Two essays on print culture focus on satire (John Strachan) and journalism (Mathew Rubery). Another considers the nature of Victorian painting (Elizabeth Prettejohn), and a subsequent essay examines the development of domestic crafts and arts, or, the “art of living” (Nicola Humble). An essay on “Victorian Literary Theory” concentrates on reviews and reviewers, and here we find such familiar names as Francis Jeffrey, George Henry Lewes, George Eliot, Matthew Arnold, and Walter Pater appear in both, but also the less familiar John Woolford, John Morley, Walter Bagehot, and Anthony Trollope. Gorman’s own essay “considers the retreating authority of Christian ideas of eternal life and resurrection, and examines how they were re-imagined and re-created in literary and visual texts and in ideas about how literary texts were, literally, readable” (Francis O’Gorman). A final chapter describes “our multiple appropriations of Victorian themes, images, texts, characters and material remains” (Samantha Matthews). “In the Victorians we find what we seek, and fabricate or ‘discover’ what we need.”

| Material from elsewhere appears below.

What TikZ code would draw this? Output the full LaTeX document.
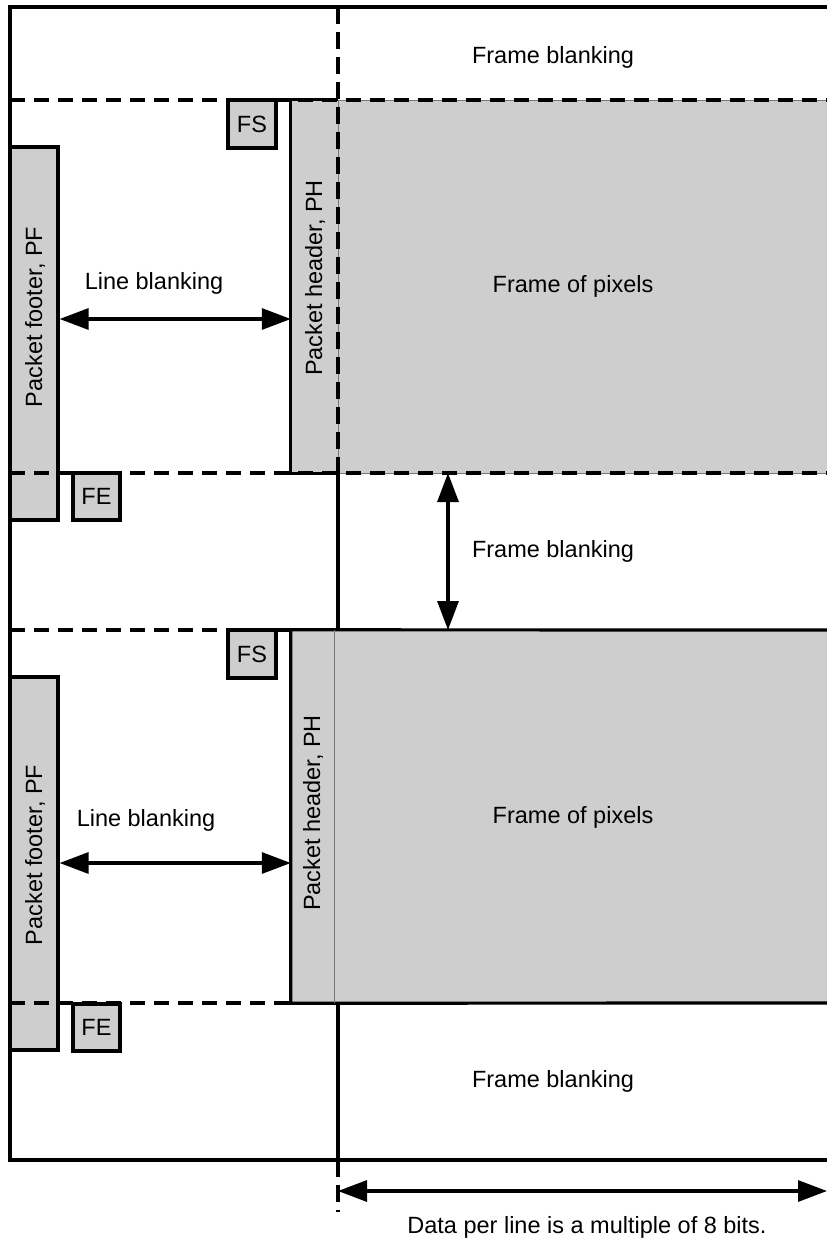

All three Companion volumes further illuminates the “varieties of the Victorian.” How one understands the Victorian derives from sustained research, and, as Gorman points out, research means “not only the tracking down of facts or sources in archives or online: it means reading and thinking.” “It may be that the best thing for a reader to do,” he concludes, “is to set this volume [and others] aside at once and turn to a novel, a poem, a play, a diary, a volume of correspondence, a biography from the nineteenth century.”